**Data excerpt**:
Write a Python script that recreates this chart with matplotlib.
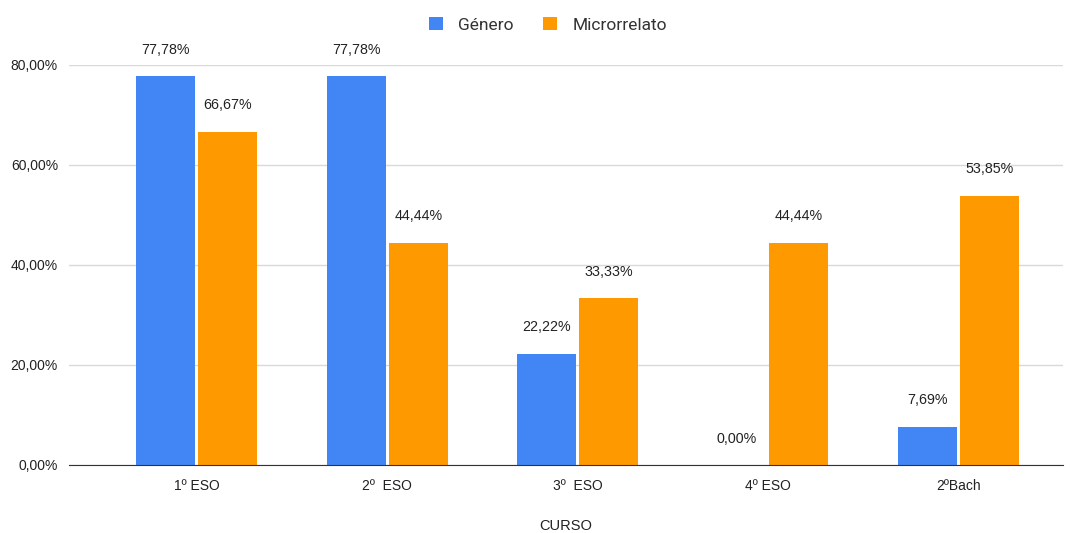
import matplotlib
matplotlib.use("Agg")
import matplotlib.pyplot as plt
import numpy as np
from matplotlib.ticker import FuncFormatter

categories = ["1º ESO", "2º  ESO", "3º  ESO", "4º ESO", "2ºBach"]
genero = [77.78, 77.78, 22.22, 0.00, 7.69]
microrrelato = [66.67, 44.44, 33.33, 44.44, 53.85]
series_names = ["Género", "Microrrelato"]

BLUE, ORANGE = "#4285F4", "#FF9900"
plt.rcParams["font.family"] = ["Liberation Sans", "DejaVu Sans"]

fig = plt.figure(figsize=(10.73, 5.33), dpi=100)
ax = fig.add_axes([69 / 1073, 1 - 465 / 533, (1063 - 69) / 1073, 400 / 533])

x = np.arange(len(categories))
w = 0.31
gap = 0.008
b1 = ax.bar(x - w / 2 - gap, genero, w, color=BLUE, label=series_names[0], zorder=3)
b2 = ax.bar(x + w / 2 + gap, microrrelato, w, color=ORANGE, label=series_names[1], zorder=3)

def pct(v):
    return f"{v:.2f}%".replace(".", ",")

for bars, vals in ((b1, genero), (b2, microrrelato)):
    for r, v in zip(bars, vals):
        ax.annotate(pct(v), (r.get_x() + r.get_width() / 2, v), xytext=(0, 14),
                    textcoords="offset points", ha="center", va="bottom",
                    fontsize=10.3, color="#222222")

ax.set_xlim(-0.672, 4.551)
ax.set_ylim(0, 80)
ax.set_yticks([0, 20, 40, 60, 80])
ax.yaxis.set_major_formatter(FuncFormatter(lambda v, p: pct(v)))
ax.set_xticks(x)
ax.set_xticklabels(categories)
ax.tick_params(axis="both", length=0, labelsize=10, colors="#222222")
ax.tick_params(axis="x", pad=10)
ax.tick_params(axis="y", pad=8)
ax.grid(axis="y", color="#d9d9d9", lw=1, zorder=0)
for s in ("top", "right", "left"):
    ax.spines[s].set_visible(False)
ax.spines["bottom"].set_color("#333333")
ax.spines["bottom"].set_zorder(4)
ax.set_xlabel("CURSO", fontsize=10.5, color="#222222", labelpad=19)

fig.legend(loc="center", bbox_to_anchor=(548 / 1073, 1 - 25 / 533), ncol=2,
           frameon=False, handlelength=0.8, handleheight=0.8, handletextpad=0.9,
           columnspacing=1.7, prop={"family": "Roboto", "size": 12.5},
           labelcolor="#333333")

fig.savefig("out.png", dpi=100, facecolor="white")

**Set exercise**:
Please set down each line of the data above exactly as written, without the pictures.

**Answer to this problem**:
Write a Python script that recreates this chart with matplotlib.
import matplotlib
matplotlib.use("Agg")
import matplotlib.pyplot as plt
import numpy as np
from matplotlib.ticker import FuncFormatter

categories = ["1º ESO", "2º  ESO", "3º  ESO", "4º ESO", "2ºBach"]
genero = [77.78, 77.78, 22.22, 0.00, 7.69]
microrrelato = [66.67, 44.44, 33.33, 44.44, 53.85]
series_names = ["Género", "Microrrelato"]

BLUE, ORANGE = "#4285F4", "#FF9900"
plt.rcParams["font.family"] = ["Liberation Sans", "DejaVu Sans"]

fig = plt.figure(figsize=(10.73, 5.33), dpi=100)
ax = fig.add_axes([69 / 1073, 1 - 465 / 533, (1063 - 69) / 1073, 400 / 533])

x = np.arange(len(categories))
w = 0.31
gap = 0.008
b1 = ax.bar(x - w / 2 - gap, genero, w, color=BLUE, label=series_names[0], zorder=3)
b2 = ax.bar(x + w / 2 + gap, microrrelato, w, color=ORANGE, label=series_names[1], zorder=3)

def pct(v):
    return f"{v:.2f}%".replace(".", ",")

for bars, vals in ((b1, genero), (b2, microrrelato)):
    for r, v in zip(bars, vals):
        ax.annotate(pct(v), (r.get_x() + r.get_width() / 2, v), xytext=(0, 14),
                    textcoords="offset points", ha="center", va="bottom",
                    fontsize=10.3, color="#222222")

ax.set_xlim(-0.672, 4.551)
ax.set_ylim(0, 80)
ax.set_yticks([0, 20, 40, 60, 80])
ax.yaxis.set_major_formatter(FuncFormatter(lambda v, p: pct(v)))
ax.set_xticks(x)
ax.set_xticklabels(categories)
ax.tick_params(axis="both", length=0, labelsize=10, colors="#222222")
ax.tick_params(axis="x", pad=10)
ax.tick_params(axis="y", pad=8)
ax.grid(axis="y", color="#d9d9d9", lw=1, zorder=0)
for s in ("top", "right", "left"):
    ax.spines[s].set_visible(False)
ax.spines["bottom"].set_color("#333333")
ax.spines["bottom"].set_zorder(4)
ax.set_xlabel("CURSO", fontsize=10.5, color="#222222", labelpad=19)

fig.legend(loc="center", bbox_to_anchor=(548 / 1073, 1 - 25 / 533), ncol=2,
           frameon=False, handlelength=0.8, handleheight=0.8, handletextpad=0.9,
           columnspacing=1.7, prop={"family": "Roboto", "size": 12.5},
           labelcolor="#333333")

fig.savefig("out.png", dpi=100, facecolor="white")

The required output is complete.